Erben im Konkubinat ist teuer
Auch beim Thema Erben bietet die Ehe Vorteile. Unverheiratete Paare haben keinen gesetzlichen Erbanspruch und müssen sich entsprechend gegenseitig in einem Testament begünstigen. Dabei sind die gesetzlich vorgeschriebenen Pflichtteile zu beachten. «Insbesondere beim Kauf von Wohneigentum ist das ein Risiko, da die Kinder auf ihrem Pflichtteil beharren können und der hinterbliebene Konkubinatspartner das Objekt unter Umständen nicht allein tragen kann», erklärt Flubacher.
Hinzu kommt, dass Witwen und Witwer in der Schweiz praktisch zum Nulltarif erben. Anders sieht es im Konkubinat aus. Da variieren die Erbschaftssteuersätze von Kanton zu Kanton stark.
Ein Beispiel: Im Kanton Zug werden auf eine Erbschaft von einer halben Million 71’000 Franken Erbschaftssteuer fällig.

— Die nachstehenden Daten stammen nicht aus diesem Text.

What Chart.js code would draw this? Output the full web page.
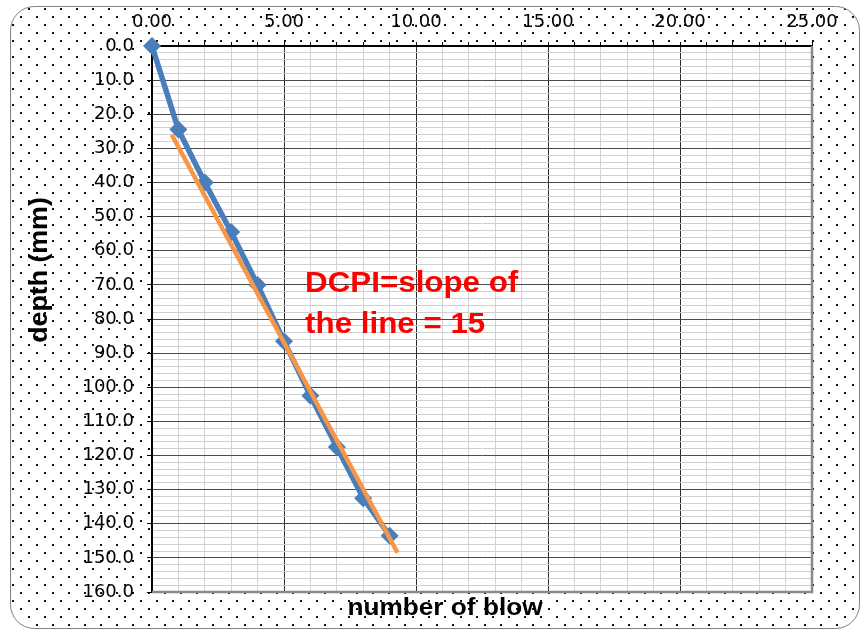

Im Kanton Genf sind es dagegen volle 270’000 Franken.
Immerhin: In einigen Kantonen werden Konkubinatspaare milder besteuert. «Aber auch da gibt es klare Vorschriften – etwa, dass das Paar mindestens fünf oder zehn Jahre im selben Haushalt gelebt haben muss», sagt Flubacher.
Drum prüfe, wer sich ewig bindet
Immerhin müssen sich Konkubinatspaare keine Gedanken zu Haftungsfragen machen. Wenn ein Partner Schulden anhäuft, hat man damit als Konkubinatspartner juristisch betrachtet nichts zu tun.
Allerdings sind Ehepaare ebenfalls nicht voll haftbar. «Auch bei Verheirateten verwaltet und nutzt jede Person ihr Vermögen selbst und verfügt allein darüber», sagt Karin von Flüe, Expertin für Familien- und Erbrecht im Beobachter-Beratungszentrum. Das gilt zumindest für alle Rechtsgeschäfte, die für persönliche, nicht lebensnotwendige Bedürfnisse abgeschlossen werden.
Anders sieht es aus, wenn zum Beispiel ein Ehepartner Schulden macht, um die gemeinsame Wohnungsmiete zu bezahlen oder Lebensmittel einzukaufen. «In diesem Fall haften die Eheleute solidarisch», sagt von Flüe.
Letztlich gibt es keine allgemeingültige Antwort auf die Frage, ob sich die Ehe finanziell rechnet. Stattdessen lohnt es sich, die eigene Situation genau zu prüfen und unter Umständen mithilfe einer Fachperson durchzurechnen.
Und genau deshalb ziehen mein Verlobter und ich – der Begriff fühlt sich immer noch etwas fremd an – mittlerweile eine zeremonielle Trauung ohne zivilrechtliche Konsequenzen in Betracht. Denn schliesslich soll am Tag nach der Hochzeit kein böses Erwachen, sondern im besten Fall ein Champagnerfrühstück auf uns warten.